The Frisch’s Big Boy chain could be forced to close more restaurants, which can in part be traced back to the sale-leaseback transaction by the company, University of Cincinnati Real Estate Center Executive Director Carl Goertemoeller told WCPO.

More than a dozen Frisch's locations in the Cincinnati region received eviction notices. The locations had been owned by Frisch’s but were sold as part of a sale-leaseback transaction.

“There are plenty of examples of companies who went into this type of real estate strategy with good intentions, and it just didn’t work out,” said Carl Goertemoeller, executive director of the UC Real Estate Center. “I hope that’s not the case with Frisch’s, but we’ve seen this movie before.”

While sale-leaseback arrangements give companies an influx of money up front, Goertemoeller said they can be risky as they require annual rent increases that make it harder for companies to adapt to rising food, energy and labor costs.

“If you own the real estate, that gives you control,” he said to WCPO. “If you have an underperforming location, it gives you the ability to monetize it by selling it. And it allows you as an ongoing enterprise to avoid having to pay rent.”
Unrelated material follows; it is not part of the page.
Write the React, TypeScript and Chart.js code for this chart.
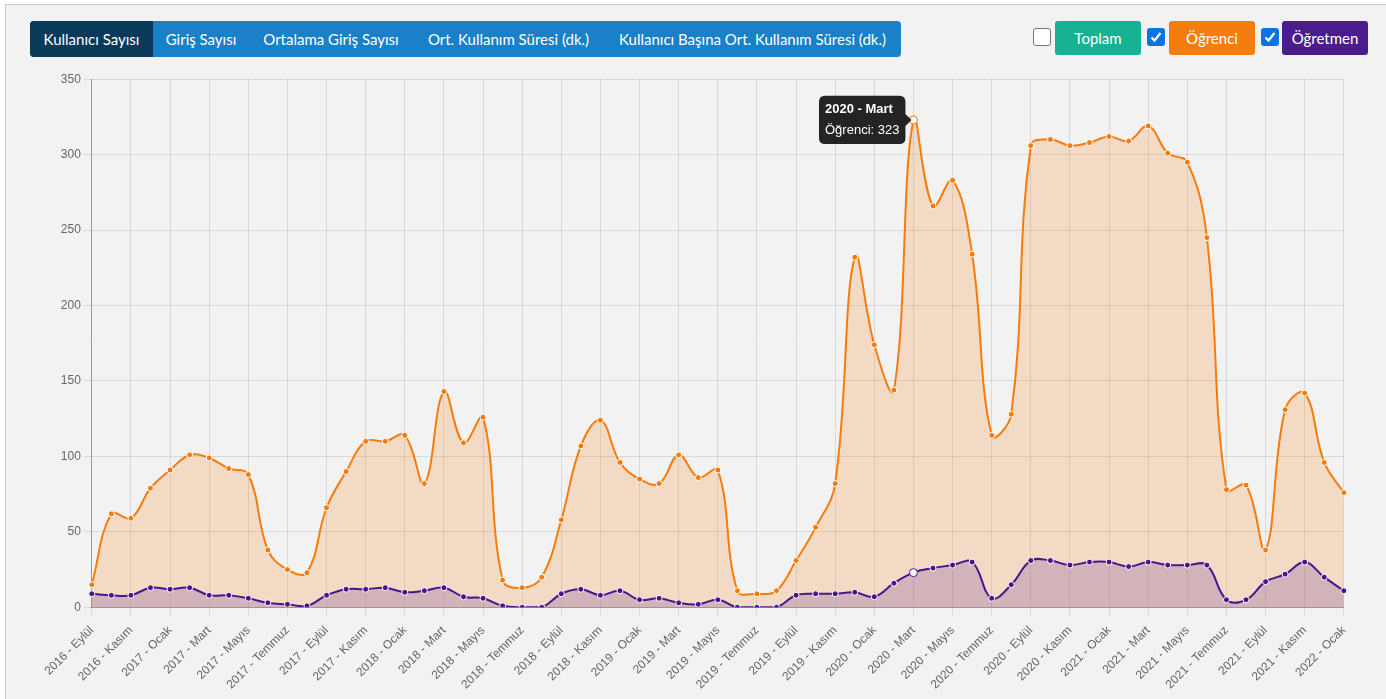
import React, { useEffect, useRef } from "react";
import { Chart, registerables } from "chart.js";

Chart.register(...registerables);

const monthNames = ["Ocak", "Şubat", "Mart", "Nisan", "Mayıs", "Haziran", "Temmuz", "Ağustos", "Eylül", "Ekim", "Kasım", "Aralık"];
const startYear = 2016;
const startMonth = 8; // Eylül
const monthCount = 65;
const labels: string[] = [];
for (let i = 0; i < monthCount; i++) {
  const m = startMonth + i;
  labels.push(`${startYear + Math.floor(m / 12)} - ${monthNames[m % 12]}`);
}

const ogrenci = [
  15, 62, 59, 79, 91, 101, 99, 92, 88, 38, 25, 23, 66, 90, 110, 110, 114, 82, 143, 109,
  126, 18, 13, 20, 58, 107, 124, 96, 85, 82, 101, 86, 91, 11, 9, 11, 31, 53, 82, 232, 174,
  144, 323, 266, 283, 234, 114, 128, 306, 310, 306, 308, 312, 309, 319, 301, 295, 245, 78, 81, 38, 131, 142, 96, 76,
];
const ogretmen = [
  9, 8, 8, 13, 12, 13, 8, 8, 6, 3, 2, 1, 8, 12, 12, 13, 10, 11, 13, 7,
  6, 1, 0, 0, 9, 12, 8, 11, 5, 6, 3, 2, 5, 0, 0, 0, 8, 9, 9, 10, 7,
  16, 23, 26, 28, 30, 6, 15, 31, 31, 28, 30, 30, 27, 30, 28, 28, 28, 5, 5, 17, 22, 30, 20, 11,
];
const tabs = ["Kullanıcı Sayısı", "Giriş Sayısı", "Ortalama Giriş Sayısı", "Ort. Kullanım Süresi (dk.)", "Kullanıcı Başına Ort. Kullanım Süresi (dk.)"];
const tabWidths = [123, 96, 164, 191, 297];
const activeIndex = 42; // 2020 - Mart

const ORANGE = "#f77b0b";
const PURPLE = "#4a148c";
const TICK_FONT = "'Liberation Sans', Arial, sans-serif";

function CheckBox({ checked, left }: { checked: boolean; left: number }) {
  return (
    <div
      style={{
        position: "absolute",
        left,
        top: 28,
        width: 18,
        height: 18,
        boxSizing: "border-box",
        borderRadius: 3,
        border: checked ? "none" : "1px solid #767676",
        background: checked ? "#0b74e5" : "#fff",
        display: "flex",
        alignItems: "center",
        justifyContent: "center",
      }}
    >
      {checked && (
        <svg width="14" height="14" viewBox="0 0 14 14">
          <path d="M2.5 7.5 L5.5 10.5 L11.5 3" stroke="#fff" strokeWidth="2.2" fill="none" />
        </svg>
      )}
    </div>
  );
}

function Btn({ text, left, width, bg }: { text: string; left: number; width: number; bg: string }) {
  return (
    <div
      style={{
        position: "absolute",
        left,
        top: 21,
        width,
        height: 34,
        background: bg,
        color: "#fff",
        borderRadius: 3,
        display: "flex",
        alignItems: "center",
        justifyContent: "center",
        fontSize: 15,
        fontFamily: "Lato, 'Open Sans', sans-serif",
      }}
    >
      {text}
    </div>
  );
}

export default function App() {
  const canvasRef = useRef<HTMLCanvasElement | null>(null);

  useEffect(() => {
    if (!canvasRef.current) return;
    const chart = new Chart(canvasRef.current, {
      type: "line",
      data: {
        labels,
        datasets: [
          {
            label: "Öğrenci",
            data: ogrenci,
            borderColor: ORANGE,
            backgroundColor: "rgba(245,124,15,0.2)",
            fill: "origin",
            tension: 0.4,
            borderWidth: 2,
            pointRadius: 3,
            pointBackgroundColor: ORANGE,
            pointBorderColor: "#fff",
            pointBorderWidth: 1,
            pointHoverRadius: 4,
            pointHoverBackgroundColor: "#fff",
            pointHoverBorderColor: ORANGE,
            pointHoverBorderWidth: 1,
            order: 2,
          },
          {
            label: "Öğretmen",
            data: ogretmen,
            borderColor: PURPLE,
            backgroundColor: "rgba(75,20,140,0.2)",
            fill: "origin",
            tension: 0.4,
            borderWidth: 2,
            pointRadius: 3,
            pointBackgroundColor: PURPLE,
            pointBorderColor: "#fff",
            pointBorderWidth: 1,
            pointHoverRadius: 4,
            pointHoverBackgroundColor: "#fff",
            pointHoverBorderColor: PURPLE,
            pointHoverBorderWidth: 1,
            order: 1,
          },
        ],
      },
      options: {
        animation: false,
        responsive: false,
        maintainAspectRatio: false,
        layout: { padding: { top: 5, right: 6, left: 0, bottom: 0 } },
        events: [],
        plugins: {
          legend: { display: false },
          tooltip: {
            enabled: true,
            xAlign: "right",
            yAlign: "center",
            displayColors: false,
            backgroundColor: "rgba(0,0,0,0.85)",
            titleFont: { family: TICK_FONT, size: 13, weight: "bold" },
            bodyFont: { family: TICK_FONT, size: 13 },
            padding: 6,
            cornerRadius: 6,
            caretSize: 6,
            titleMarginBottom: 5,
            filter: (item: any) => item.datasetIndex === 0,
          },
        },
        scales: {
          x: {
            grid: { color: "rgba(0,0,0,0.1)", tickLength: 8 },
            border: { color: "rgba(0,0,0,0.3)" },
            ticks: {
              autoSkip: false,
              minRotation: 45,
              maxRotation: 45,
              padding: 8,
              color: "#666",
              font: { family: TICK_FONT, size: 12 },
              callback: (_v: any, idx: number) => (idx % 2 === 0 ? labels[idx] : null),
            },
          },
          y: {
            min: 0,
            max: 350,
            grid: { color: "rgba(0,0,0,0.1)", tickLength: 8 },
            border: { color: "rgba(0,0,0,0.3)" },
            ticks: {
              stepSize: 50,
              color: "#666",
              font: { family: TICK_FONT, size: 12 },
            },
          },
        },
      },
    });
    chart.setActiveElements([
      { datasetIndex: 0, index: activeIndex },
      { datasetIndex: 1, index: activeIndex },
    ]);
    const meta = chart.getDatasetMeta(0).data[activeIndex] as any;
    chart.tooltip?.setActiveElements([{ datasetIndex: 0, index: activeIndex }], { x: meta.x, y: meta.y });
    chart.update();
    return () => chart.destroy();
  }, []);

  return (
    <div style={{ position: "fixed", left: 0, top: 0, width: 1386, height: 699, background: "#fff", overflow: "hidden" }}>
      <div
        style={{
          position: "absolute",
          left: 5,
          top: 4,
          width: 1381,
          height: 695,
          background: "#f2f2f2",
          borderTop: "1px solid #c8c8c8",
          borderLeft: "1px solid #c8c8c8",
        }}
      />
      <div
        style={{
          position: "absolute",
          left: 30,
          top: 21,
          width: 871,
          height: 36,
          background: "#1a80c8",
          borderRadius: 4,
          overflow: "hidden",
          display: "flex",
        }}
      >
        {tabs.map((t, i) => (
          <div
            key={t}
            style={{
              width: tabWidths[i],
              height: 36,
              background: i === 0 ? "#0a3a5a" : "transparent",
              color: "#fff",
              display: "flex",
              alignItems: "center",
              justifyContent: "center",
              fontSize: 15,
              fontFamily: "Lato, 'Open Sans', sans-serif",
              whiteSpace: "nowrap",
            }}
          >
            {t}
          </div>
        ))}
      </div>
      <CheckBox checked={false} left={1033} />
      <Btn text="Toplam" left={1055} width={86} bg="#16b293" />
      <CheckBox checked={true} left={1147} />
      <Btn text="Öğrenci" left={1169} width={86} bg="#f57c0f" />
      <CheckBox checked={true} left={1261} />
      <Btn text="Öğretmen" left={1282} width={86} bg="#4b1d8c" />
      <canvas
        ref={canvasRef}
        width={1323}
        height={631}
        style={{ position: "absolute", left: 39, top: 69, width: 1323, height: 631 }}
      />
    </div>
  );
}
In the early 2000s, sale-leaseback agreements were popular with some department stores, Goertemoeller told Local 12.

“Generally speaking, they didn’t turn out well,” he said.

Even if some of the restaurants have done well financially, their rent payments have been collectively tied together. Thus, the financial problems have cascaded.

“They can’t pay their rent,” Goertemoller told WLWT. "It was a blanket rent payment, so one rent payment. It was not individual rent payments on individual locations.”